Potensi AI dalam jurnalisme melampaui sekadar pembuatan konten dan efisiensi operasional—ia juga memainkan peran kunci dalam menghubungkan media dengan audiensnya. Jika diimplementasikan tanpa perlindungan tepat, teknologi ini dapat memperkuat bias yang ada dan mendistorsi narasi informasi. Itulah sebabnya pengaturan penggunaan AI dalam jurnalisme masih dalam proses. Penyusunan pedoman etika dan standar penggunaan membutuhkan kolaborasi erat antara jurnalis dan ahli untuk menyeimbangkan inovasi dengan tanggung jawab.

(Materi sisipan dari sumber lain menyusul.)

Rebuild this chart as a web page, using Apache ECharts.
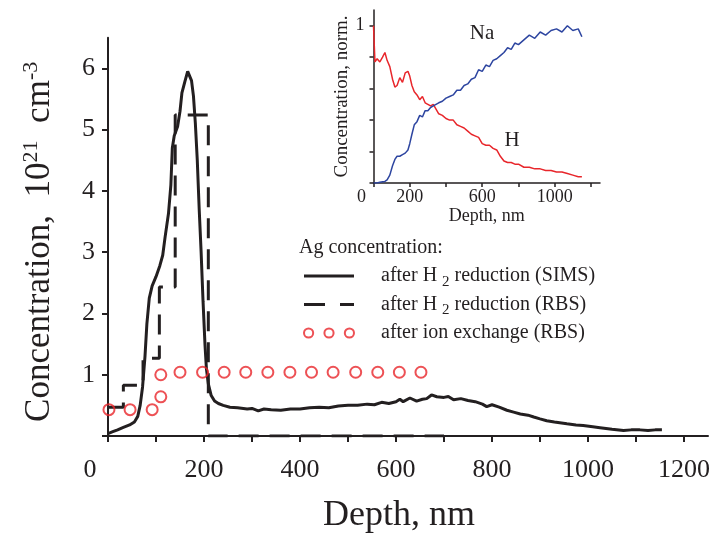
<!DOCTYPE html>
<html><head><meta charset="utf-8">
<script src="https://cdn.jsdelivr.net/npm/echarts@6/dist/echarts.min.js"></script>
<style>html,body{margin:0;padding:0;background:#fff}#c{width:711px;height:534px}</style>
</head><body><div id="c"></div>
<script>
// ---- main plot: Ag concentration (10^21 cm^-3) vs depth (nm)
const simsDepth = [0,10,20,32,45,55,62,67,72,77,81,86,92,100,108,114,119,126,131,134,138,145,150,154,160,166,170,174,178,182,186,190,194,198,202,205,209,215,222,230,240,254,270,290,300,313,325,340,360,380,400,420,440,460,480,500,520,540,555,570,585,600,608,615,629,643,655,664,674,685,700,709,720,735,750,765,780,789,800,815,831,845,859,875,887,900,914,930,956,975,990,1010,1025,1050,1074,1090,1108,1125,1140,1154];
const simsValue = [0.04,0.07,0.10,0.14,0.18,0.23,0.32,0.50,0.80,1.29,1.83,2.25,2.45,2.60,2.78,2.95,3.25,3.63,4.10,4.70,4.90,5.05,5.30,5.60,5.78,5.95,5.96,5.80,5.55,5.10,4.50,3.70,3.00,2.20,1.50,1.10,0.85,0.66,0.57,0.53,0.50,0.47,0.46,0.44,0.45,0.41,0.44,0.43,0.42,0.44,0.44,0.46,0.47,0.46,0.49,0.50,0.50,0.52,0.51,0.55,0.53,0.56,0.60,0.56,0.62,0.57,0.60,0.61,0.67,0.64,0.63,0.645,0.59,0.61,0.58,0.56,0.52,0.48,0.51,0.47,0.42,0.39,0.36,0.34,0.31,0.28,0.25,0.23,0.20,0.18,0.17,0.15,0.135,0.11,0.09,0.10,0.10,0.09,0.10,0.10];
const rbsDepth = [0,32,73,107,140,209,700];
const rbsValue = [0.47,0.83,1.27,2.43,5.24,0,0];
const ionDepth = [2,46,92,110,110,150,197,242,287,333,379,424,469,516,562,607,652];
const ionValue = [0.43,0.43,0.43,0.64,1.00,1.04,1.04,1.04,1.04,1.04,1.04,1.04,1.04,1.04,1.04,1.04,1.04];
const mainXTicks = [0,100,200,300,400,500,600,700,800,900,1000,1100,1200];
const mainXLabels = [0,200,400,600,800,1000,1200];
const mainYTicks = [0,1,2,3,4,5,6];
const mainYLabels = [1,2,3,4,5,6];
const legendNames = ['after H2 reduction (SIMS)','after H2 reduction (RBS)','after ion exchange (RBS)'];

// ---- inset: normalized concentration of H and Na vs depth
const insetDepth = [0,8,20,35,50,63,75,90,105,118,130,145,160,175,190,200,212,225,240,255,270,285,300,315,330,345,360,380,400,420,440,460,480,500,520,540,560,580,600,620,640,660,680,700,720,740,760,780,800,830,860,890,920,950,980,1010,1040,1070,1100,1130,1150];
const hValue = [1.00,0.77,0.79,0.77,0.80,0.83,0.78,0.74,0.66,0.61,0.62,0.67,0.64,0.70,0.71,0.68,0.62,0.58,0.56,0.53,0.55,0.51,0.50,0.49,0.50,0.47,0.44,0.43,0.41,0.40,0.40,0.37,0.36,0.35,0.33,0.31,0.30,0.29,0.25,0.24,0.24,0.22,0.21,0.17,0.14,0.13,0.13,0.12,0.12,0.10,0.10,0.09,0.09,0.08,0.08,0.07,0.07,0.06,0.05,0.04,0.04];
const naValue = [0.00,0.00,0.00,0.005,0.008,0.01,0.02,0.05,0.11,0.15,0.17,0.17,0.18,0.19,0.21,0.25,0.31,0.37,0.39,0.43,0.42,0.46,0.46,0.48,0.49,0.50,0.51,0.52,0.54,0.55,0.56,0.59,0.59,0.62,0.63,0.66,0.67,0.72,0.71,0.75,0.74,0.78,0.79,0.81,0.83,0.86,0.85,0.89,0.88,0.91,0.94,0.92,0.96,0.94,0.97,0.98,0.96,1.00,0.97,0.98,0.93];
const insetXTicks = [0,200,400,600,800,1000,1200];
const insetXLabels = [0,200,600,1000];
const insetYTicks = [0,0.2,0.4,0.6,0.8,1.0];
const insetYLabels = [1];

const FONT = 'Liberation Serif';
const INK = '#231f20';
const RED = '#e8262b';
const BLUE = '#2d45a0';
const zip = (a, b) => a.map((x, i) => [x, b[i]]);

const chart = echarts.init(document.getElementById('c'), null, {renderer: 'canvas'});
const axisLine = {show: true, lineStyle: {color: INK, width: 2}};

const solidIcon = 'path://M0,0H50V3H0Z';
const dashIcon = 'path://M0,0H21V3H0ZM36,0H50V3H36Z';
const threeCircles = 'path://M0.5,5A4.5,4.5 0 1,1 9.5,5A4.5,4.5 0 1,1 0.5,5ZM20.5,5A4.5,4.5 0 1,1 29.5,5A4.5,4.5 0 1,1 20.5,5ZM40.5,5A4.5,4.5 0 1,1 49.5,5A4.5,4.5 0 1,1 40.5,5Z';

chart.setOption({
  animation: false,
  backgroundColor: '#fff',
  title: {
    text: 'Ag concentration:', left: 294, top: 233,
    textStyle: {fontFamily: FONT, fontSize: 20, fontWeight: 'normal', color: INK}
  },
  legend: {
    orient: 'vertical', left: 298, top: 261, itemWidth: 50, itemHeight: 12, itemGap: 5,
    data: [
      {name: legendNames[0], icon: solidIcon, itemStyle: {color: INK, borderWidth: 0}},
      {name: legendNames[1], icon: dashIcon, itemStyle: {color: INK, borderWidth: 0}},
      {name: legendNames[2], icon: threeCircles, itemStyle: {color: 'rgba(0,0,0,0)', borderColor: RED, borderWidth: 2}}
    ],
    formatter: n => n.replace('H2', 'H {sub|2}'),
    textStyle: {
      fontFamily: FONT, fontSize: 20, color: INK, padding: [0, 0, 0, 22],
      rich: {sub: {fontFamily: FONT, fontSize: 15, color: INK, verticalAlign: 'bottom', padding: [12, 0, 0, 0]}}
    }
  },
  grid: [
    {left: 108, right: 3, top: 37.7, bottom: 98, outerBoundsMode: 'none', containLabel: false},
    {left: 373.5, right: 111, top: 10, bottom: 351, outerBoundsMode: 'none', containLabel: false}
  ],
  xAxis: [{
    gridIndex: 0, type: 'value', min: 0, max: 1250,
    name: 'Depth, nm', nameLocation: 'middle', nameGap: 62,
    nameTextStyle: {fontFamily: FONT, fontSize: 36, color: INK, padding: [0, 18, 0, 0]},
    axisLine: axisLine,
    axisTick: {show: true, inside: false, length: 6, lineStyle: {color: INK, width: 2}, customValues: mainXTicks},
    axisLabel: {
      customValues: mainXLabels, margin: 21, fontFamily: FONT, fontSize: 26, color: INK,
      formatter: v => v === 0 ? '{z|0}' : String(v),
      rich: {z: {fontFamily: FONT, fontSize: 26, color: INK, padding: [0, 36, 0, 0]}}
    },
    splitLine: {show: false}
  }, {
    gridIndex: 1, type: 'value', min: 0, max: 1250,
    name: 'Depth, nm', nameLocation: 'middle', nameGap: 19,
    nameTextStyle: {fontFamily: FONT, fontSize: 18, color: INK},
    axisLine: {show: true, lineStyle: {color: INK, width: 1.5}},
    axisTick: {show: true, length: 4, lineStyle: {color: INK, width: 1.5}, customValues: insetXTicks},
    axisLabel: {
      customValues: insetXLabels, margin: 5, fontFamily: FONT, fontSize: 18, color: INK,
      formatter: v => v === 0 ? '{z|0}' : String(v),
      rich: {z: {fontFamily: FONT, fontSize: 18, color: INK, padding: [0, 24, 0, 0]}}
    },
    splitLine: {show: false}
  }],
  yAxis: [{
    gridIndex: 0, type: 'value', min: 0, max: 6.5,
    name: '{a|Concentration,  10}{s|21}{a|  cm}{s|-3}', nameLocation: 'middle', nameRotate: 90, nameGap: 48,
    nameTextStyle: {
      fontFamily: FONT, fontSize: 35, color: INK, padding: [0, 10, 0, 0],
      rich: {
        a: {fontFamily: FONT, fontSize: 35, color: INK, lineHeight: 40},
        s: {fontFamily: FONT, fontSize: 22, color: INK, lineHeight: 22, verticalAlign: 'top'}
      }
    },
    axisLine: axisLine,
    axisTick: {show: true, length: 6, lineStyle: {color: INK, width: 2}, customValues: mainYTicks},
    axisLabel: {customValues: mainYLabels, margin: 13, fontFamily: FONT, fontSize: 26, color: INK},
    splitLine: {show: false}
  }, {
    gridIndex: 1, type: 'value', min: 0, max: 1.1,
    name: 'Concentration, norm.', nameLocation: 'middle', nameRotate: 90, nameGap: 20,
    nameTextStyle: {fontFamily: FONT, fontSize: 19, color: INK},
    axisLine: {show: true, lineStyle: {color: INK, width: 1.5}},
    axisTick: {show: true, length: 4, lineStyle: {color: INK, width: 1.5}, customValues: insetYTicks},
    axisLabel: {customValues: insetYLabels, margin: 9, fontFamily: FONT, fontSize: 18, color: INK},
    splitLine: {show: false}
  }],
  graphic: [
    {type: 'text', x: 482, y: 33, style: {text: 'Na', font: '21px "Liberation Serif"', fill: INK, align: 'center', verticalAlign: 'middle'}},
    {type: 'text', x: 512, y: 140, style: {text: 'H', font: '21px "Liberation Serif"', fill: INK, align: 'center', verticalAlign: 'middle'}}
  ],
  series: [
    {
      name: legendNames[0], type: 'line', xAxisIndex: 0, yAxisIndex: 0, symbol: 'none',
      data: zip(simsDepth, simsValue), lineStyle: {color: INK, width: 3}, itemStyle: {color: INK}, z: 3
    },
    {
      name: legendNames[1], type: 'line', xAxisIndex: 0, yAxisIndex: 0, symbol: 'none', step: 'end',
      data: zip(rbsDepth, rbsValue), lineStyle: {color: INK, width: 3, type: [20, 11]}, itemStyle: {color: INK}, z: 2
    },
    {
      name: legendNames[2], type: 'scatter', xAxisIndex: 0, yAxisIndex: 0, symbol: 'circle', symbolSize: 11,
      data: zip(ionDepth, ionValue), itemStyle: {color: 'rgba(0,0,0,0)', borderColor: RED, borderWidth: 2}, z: 4
    },
    {
      name: 'H', type: 'line', xAxisIndex: 1, yAxisIndex: 1, symbol: 'none',
      data: zip(insetDepth, hValue), lineStyle: {color: RED, width: 1.5}
    },
    {
      name: 'Na', type: 'line', xAxisIndex: 1, yAxisIndex: 1, symbol: 'none',
      data: zip(insetDepth, naValue), lineStyle: {color: BLUE, width: 1.5}
    }
  ]
});
</script>
</body></html>
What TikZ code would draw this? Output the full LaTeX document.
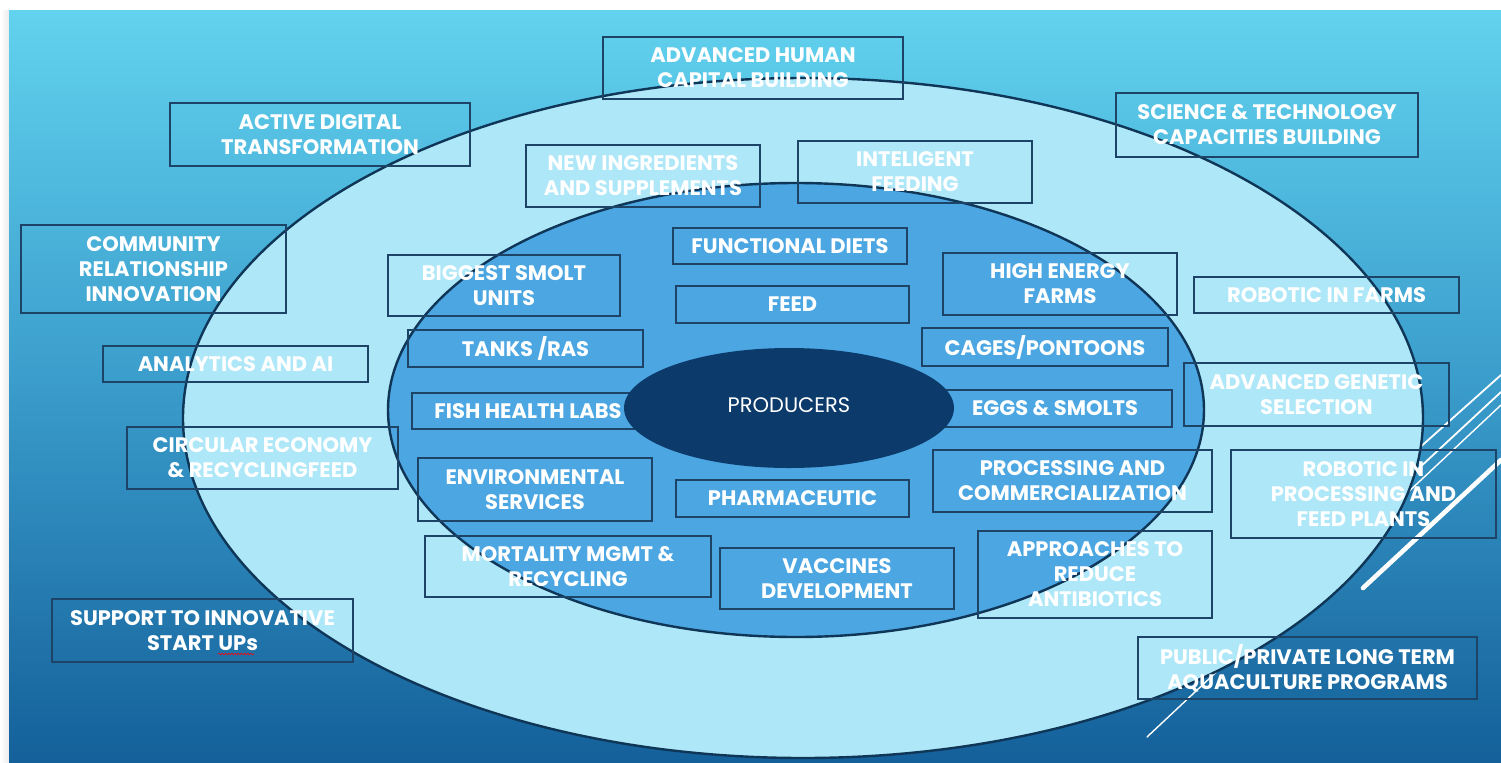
\documentclass[tikz,border=0pt]{standalone}
\usepackage{fontspec}
\setmainfont{Poppins}
\usetikzlibrary{shapes.geometric,decorations.pathmorphing}
\definecolor{bgtop}{HTML}{62D2EE}
\definecolor{bgmid}{HTML}{3A9CCB}
\definecolor{bgbot}{HTML}{14609A}
\definecolor{ringlight}{HTML}{AEE7F7}
\definecolor{ringmid}{HTML}{4BA6E2}
\definecolor{prodfill}{HTML}{0C3A6B}
\definecolor{edge}{HTML}{0F3557}
\definecolor{boxline}{HTML}{1D4466}
\definecolor{margin}{HTML}{ECECEC}
\tikzset{
  pbox/.style={draw=boxline, line width=0.75pt, inner sep=0pt, align=center, text=white,
    font=\fontsize{10.5}{12.5}\selectfont\bfseries},
  ring/.style={ellipse, draw=edge, line width=1.2pt, inner sep=0pt},
  deco/.style={draw=white, line cap=round},
}
\newcommand{\bx}[6]{\node[pbox, minimum width={(#4-#2)*0.5pt}, minimum height={(#5-#3)*0.5pt}] (#1) at ({(#2+#4)/2},{(#3+#5)/2}) {#6};}
\begin{document}
\begin{tikzpicture}[x=0.5pt,y=-0.5pt]
\useasboundingbox (0,0) rectangle (1501,762);
% page margins
\fill[white] (0,0) rectangle (1501,762);
\fill[left color=white, right color=margin] (0,10) rectangle (9,762);
% slide background
\fill[top color=bgtop, bottom color=bgbot, middle color=bgmid] (9,10) rectangle (1501,762);
% decorative lines
\coordinate (la1) at (1147,737); \coordinate (la2) at (1501,405);
\coordinate (lb1) at (1380,483); \coordinate (lb2) at (1501,375);
\coordinate (lc1) at (1390,495); \coordinate (lc2) at (1501,392);
\coordinate (ld1) at (1363,588); \coordinate (ld2) at (1501,460);
\draw[deco, line width=0.7pt] (la1) -- (la2);
\draw[deco, line width=0.9pt] (lb1) -- (lb2);
\draw[deco, line width=0.9pt] (lc1) -- (lc2);
\draw[deco, line width=2.3pt] (ld1) -- (ld2);
% rings
\node[ring, fill=ringlight, minimum width=620pt, minimum height=340pt] (outer) at (803,418) {};
\node[ring, fill=ringmid, minimum width=408pt, minimum height=227pt] (inner) at (796,410) {};
% outer ring boxes
\bx{human}{603}{37}{903}{99}{ADVANCED HUMAN\\CAPITAL BUILDING}
\bx{digital}{170}{103}{470}{166}{ACTIVE DIGITAL\\TRANSFORMATION}
\bx{science}{1116}{93}{1418}{157}{SCIENCE \& TECHNOLOGY\\CAPACITIES BUILDING}
\bx{ingred}{526}{145}{760}{207}{NEW INGREDIENTS\\AND SUPPLEMENTS}
\bx{intel}{798}{141}{1032}{203}{INTELIGENT\\FEEDING}
\bx{community}{21}{225}{286}{313}{COMMUNITY\\RELATIONSHIP\\INNOVATION}
\bx{robfarms}{1194}{277}{1459}{313}{ROBOTIC IN FARMS}
\bx{analytics}{103}{346}{368}{382}{ANALYTICS AND AI}
\bx{genetic}{1184}{363}{1449}{426}{ADVANCED GENETIC\\SELECTION}
\bx{circular}{127}{427}{398}{489}{CIRCULAR ECONOMY\\\& RECYCLINGFEED}
\bx{robproc}{1231}{450}{1496}{538}{ROBOTIC IN\\PROCESSING AND\\FEED PLANTS}
\bx{mortality}{425}{536}{711}{597}{MORTALITY MGMT \&\\RECYCLING}
\bx{antibiotics}{978}{531}{1212}{618}{APPROACHES TO\\REDUCE\\ANTIBIOTICS}
\bx{startups}{52}{599}{353}{662}{SUPPORT TO INNOVATIVE\\START UPs}
\bx{public}{1138}{637}{1477}{699}{PUBLIC/PRIVATE LONG TERM\\AQUACULTURE PROGRAMS}
% inner ring boxes
\bx{diets}{673}{228}{907}{264}{FUNCTIONAL DIETS}
\bx{smolt}{388}{255}{620}{316}{BIGGEST SMOLT\\UNITS}
\bx{energy}{943}{253}{1177}{315}{HIGH ENERGY\\FARMS}
\bx{feed}{676}{286}{909}{323}{FEED}
\bx{tanks}{408}{330}{643}{367}{TANKS /RAS}
\bx{cages}{922}{328}{1168}{366}{CAGES/PONTOONS}
\bx{fishhealth}{412}{393}{644}{429}{FISH HEALTH LABS}
\bx{eggs}{938}{390}{1172}{427}{EGGS \& SMOLTS}
\bx{environ}{418}{458}{652}{521}{ENVIRONMENTAL\\SERVICES}
\bx{pharma}{676}{480}{909}{517}{PHARMACEUTIC}
\bx{processing}{933}{450}{1212}{512}{PROCESSING AND\\COMMERCIALIZATION}
\bx{vaccines}{720}{548}{954}{609}{VACCINES\\DEVELOPMENT}
% spell-check underline
\coordinate (sq1) at (218,654); \coordinate (sq2) at (254,654);
\draw[red, line width=0.3pt, decorate, decoration={snake, amplitude=0.4pt, segment length=1.6pt}] (sq1) -- (sq2);
% producers
\node[ellipse, fill=prodfill, inner sep=0pt, minimum width=165pt, minimum height=60pt,
  text=white, font=\fontsize{10.5}{12.5}\selectfont] (producers) at (789,408) {\raisebox{2.5pt}{PRODUCERS}};
\end{tikzpicture}
\end{document}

Masa Depan Jurnalisme di Amerika Latin
Jurnalisme di Amerika Latin berada di titik balik. AI telah menemukan tempatnya di ruang redaksi—bukan hanya sebagai alat untuk mengotomatiskan tugas, tetapi juga sebagai katalisator perubahan mendalam dalam cara berita diselidiki, diceritakan, dan dibagikan kepada khalayak. Namun, dampaknya tidak seragam atau tak terelakkan. Di balik setiap kemajuan terdapat individu-individu perintis—jurnalis yang memilih untuk memimpin dan membentuk perubahan teknologi agar sesuai dengan kebutuhan dan tantangan spesifik kawasan ini.
Para profesional ini sedang memetakan arah. Dari perangkat yang memegang kendali hingga sistem yang mengoptimalkan distribusi berita, karya mereka menunjukkan bahwa AI bukanlah akhir dari jurnalisme, melainkan sarana untuk memperkuatnya. Namun, satu pertanyaan penting tetap ada: Siapa yang akan mengendalikan transformasi ini? Sementara platform global terus memengaruhi apa yang kita baca dan bagikan, media di seluruh Amerika Latin telah menunjukkan bahwa AI juga dapat dimanfaatkan untuk membangun kredibilitas, meningkatkan liputan berita, dan memperluas akses informasi.
Tantangan saat ini bukan hanya mengintegrasikan AI, tetapi melakukannya dengan visi jelas. Jika organisasi media ingin menghindari agenda mereka ditentukan oleh teknologi, mereka harus berinvestasi dalam pelatihan, mengembangkan standar transparansi, dan memastikan bahwa perangkat ini digunakan untuk meningkatkan jurnalisme—bukan melucuti nilai-nilai intinya. Di Amerika Latin, masa depan jurnalisme tidak ditulis oleh algoritme, tetapi oleh para pionir yang berani bereksperimen tanpa melupakan misi untuk menginformasikan dengan ketelitian dan tanggung jawab.
Seperti yang terjadi di banyak sektor, talenta digital menjadi kunci kesuksesan adopsi AI di ruang redaksi. Tanpa sumber daya manusia yang terampil, teknologi secanggih apa pun tidak akan memberikan dampak optimal. Di Amerika Latin, para jurnalis tidak hanya belajar menggunakan AI, tetapi juga membentuknya sesuai dengan konteks lokal—sebuah pelajaran berharga bagi dunia jurnalisme global.